Medicine for the Soul

Aug 25th, 2012 | By | Category: Uncategorized

Book review: Medicine for the Soul by Ross Heaven

Although it states on the cover that this is a book on Shamanic healing, you can actually come to it without any previous knowledge of Shamanism and come out at the end – if you follow its instructions and work slowly and thoroughly through its exercises – as a fully-fledged Shamanic practitioner. So it is much more than it appears, and all the better for it.   
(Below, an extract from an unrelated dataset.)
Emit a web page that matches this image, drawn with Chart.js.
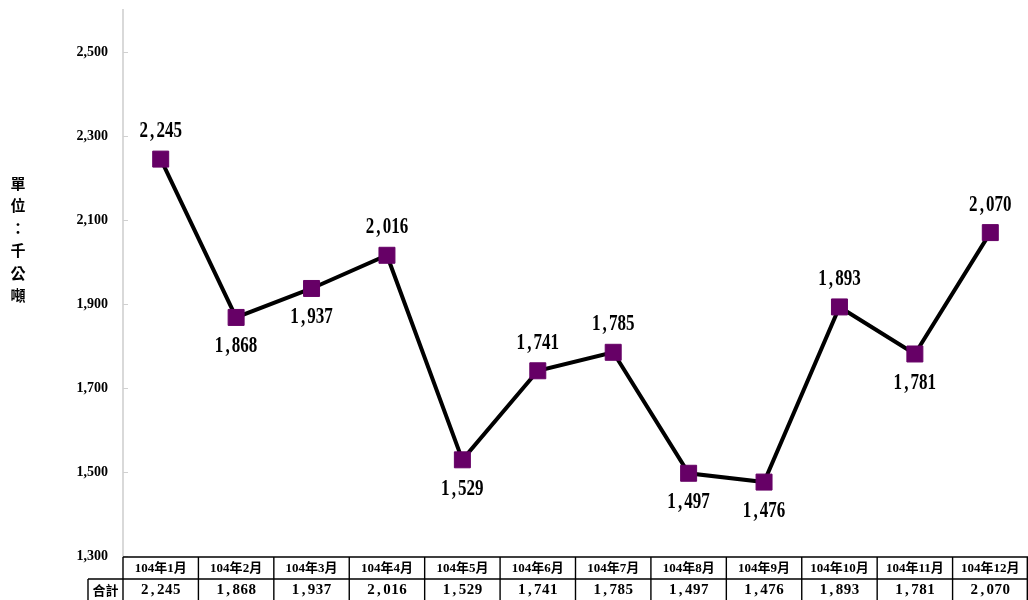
<!DOCTYPE html>
<html>
<head>
<meta charset="utf-8">
<script src="https://cdn.jsdelivr.net/npm/chart.js@4.4.1/dist/chart.umd.min.js"></script>
<style>
html,body{margin:0;padding:0;background:#fff;}
#wrap{width:1028px;height:600px;}
</style>
</head>
<body>
<div id="wrap"><canvas id="c" width="1028" height="600"></canvas></div>
<script>
const categories = ['104年1月','104年2月','104年3月','104年4月','104年5月','104年6月','104年7月','104年8月','104年9月','104年10月','104年11月','104年12月'];
const totals = [2245, 1868, 1937, 2016, 1529, 1741, 1785, 1497, 1476, 1893, 1781, 2070];
const rowLabel = '合計';
const axisTitle = '單位：千公噸';
const yTicks = [1300, 1500, 1700, 1900, 2100, 2300, 2500];

const fmt = v => v.toLocaleString('en-US');

// draw text with each character in a fixed-width cell (mimics a monospaced serif font)
function drawMono(ctx, text, cx, cy, font, cell, sx) {
  ctx.save();
  ctx.font = font;
  ctx.textAlign = 'center';
  ctx.textBaseline = 'middle';
  ctx.fillStyle = '#000';
  ctx.translate(cx, cy);
  ctx.scale(sx, 1);
  const c = cell / sx;
  const total = c * text.length;
  for (let i = 0; i < text.length; i++) {
    ctx.fillText(text[i], -total / 2 + c * (i + 0.5), 0);
  }
  ctx.restore();
}

const extras = {
  id: 'extras',
  afterDraw(chart) {
    const ctx = chart.ctx;
    const xs = chart.scales.x, ys = chart.scales.y;
    const area = chart.chartArea;
    // inner tick marks on y axis
    ctx.save();
    ctx.strokeStyle = '#d0d0d0';
    ctx.lineWidth = 1;
    yTicks.forEach(v => {
      const y = Math.round(ys.getPixelForValue(v)) + 0.5;
      ctx.beginPath(); ctx.moveTo(area.left, y); ctx.lineTo(area.left + 5, y); ctx.stroke();
    });
    ctx.restore();

    // y axis title, stacked characters
    ctx.save();
    ctx.font = 'bold 15px "Noto Sans CJK TC"';
    ctx.textAlign = 'center';
    ctx.textBaseline = 'middle';
    ctx.fillStyle = '#000';
    [...axisTitle].forEach((ch, i) => ctx.fillText(ch, 18, 183 + i * 22.5));
    ctx.restore();

    // data labels
    const meta = chart.getDatasetMeta(0);
    meta.data.forEach((pt, i) => {
      const v = totals[i];
      const prev = i > 0 ? totals[i - 1] : null;
      const next = i < totals.length - 1 ? totals[i + 1] : null;
      const nb = [prev, next].filter(n => n !== null);
      const avg = nb.reduce((a, b) => a + b, 0) / nb.length;
      const above = v >= avg;
      drawMono(ctx, fmt(v), pt.x, pt.y + (above ? -28 : 29), 'bold 23px "Liberation Serif"', 8.5, 0.74);
    });

    // data table
    const half = (xs.getPixelForValue(1) - xs.getPixelForValue(0)) / 2;
    const top = area.bottom + 1, mid = area.bottom + 23, bot = 600;
    const right = xs.getPixelForValue(categories.length - 1) + half;
    ctx.save();
    ctx.strokeStyle = '#000';
    ctx.lineWidth = 1.4;
    ctx.beginPath();
    ctx.moveTo(area.left, top); ctx.lineTo(right, top);
    ctx.moveTo(88, mid); ctx.lineTo(right, mid);
    ctx.moveTo(88, mid); ctx.lineTo(88, bot);
    for (let i = 0; i <= categories.length; i++) {
      const bx = i < categories.length ? xs.getPixelForValue(i) - half : right - 0.7;
      ctx.moveTo(bx, top); ctx.lineTo(bx, bot);
    }
    ctx.stroke();
    ctx.restore();

    ctx.save();
    ctx.fillStyle = '#000';
    ctx.textAlign = 'center';
    ctx.textBaseline = 'middle';
    ctx.font = 'bold 13px "Liberation Serif", "Noto Sans CJK TC"';
    categories.forEach((c, i) => ctx.fillText(c, xs.getPixelForValue(i), (top + mid) / 2 + 1));
    ctx.font = 'bold 13px "Noto Sans CJK TC"';
    ctx.fillText(rowLabel, (88 + area.left) / 2, (mid + bot) / 2 + 1);
    ctx.restore();
    totals.forEach((v, i) => drawMono(ctx, fmt(v), xs.getPixelForValue(i), (mid + bot) / 2 + 1, 'bold 15px "Liberation Serif"', 8, 1));
  }
};

new Chart(document.getElementById('c'), {
  type: 'line',
  data: {
    labels: categories,
    datasets: [{
      data: totals,
      borderColor: '#000',
      borderWidth: 4,
      pointStyle: 'rect',
      pointRadius: 11.3,
      pointHoverRadius: 11.3,
      pointBackgroundColor: '#660066',
      pointBorderColor: '#660066',
      pointBorderWidth: 1,
      tension: 0,
      clip: false
    }]
  },
  options: {
    responsive: false,
    animation: false,
    devicePixelRatio: 1,
    layout: { autoPadding: false, padding: { left: 0, right: 0, top: 10, bottom: 44 } },
    plugins: { legend: { display: false }, tooltip: { enabled: false } },
    scales: {
      x: {
        display: false,
        offset: true
      },
      y: {
        min: 1300,
        max: 2600,
        afterBuildTicks: s => { s.ticks = yTicks.map(v => ({ value: v })); },
        afterFit: s => { s.width = 123; s.paddingTop = 0; s.paddingBottom = 0; },
        border: { display: true, color: '#d9d9d9', width: 2 },
        grid: { display: true, drawOnChartArea: false, drawTicks: false },
        ticks: {
          padding: 15,
          color: '#000',
          font: { family: '"Liberation Serif"', size: 14, weight: 'bold' },
          callback: v => fmt(v)
        }
      }
    }
  },
  plugins: [extras]
});
</script>
</body>
</html>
If, like me, you find it much easier to learn if you are taken through a process step-by-step, simply and without any confusing waffle, then this is the book for you. It works essentially as a course of lessons, with practical exercises, that are explained clearly and concisely. All you really need to know in order to journey into and explore the Shamanic worlds is here, as well as the techniques needed for working with the spirits, performing spirit extraction and soul retrieval. That doesn’t mean that this cannot be enriched by further reading – of course it can – but there is enough here to get you well and truly up and running on the Shamanic path. 

It would be a mistake to think this book is only suitable for beginners. As someone familiar with Shamanic working, I found it a joy to go back to basics with someone who obviously knows what he’s talking about and has explored experientially a number of different approaches to the Shamanic tradition. I found ideas, perspectives and practices I hadn’t previously been familiar with and feel that reading this book and working with it has helped to clarify and progress my own work.  

It does have its weaknesses though. Although more of a practical book than an academic one, there is little in the way of referencing, meaning you have to take a lot on trust, but basic errors, for example in the sections on legal issues and on chakras, make it difficult to recommend as a reliable source of information. There is also an eight page justification for charging money for healing, which is protracted, very defensive and should have been severely edited. 

The strengths of this book, however, far outweigh its weaknesses, making this work an excellent starting point for anyone wishing to seriously explore the practical side of Shamanism, as well as a valuable addition to any Shamanic library.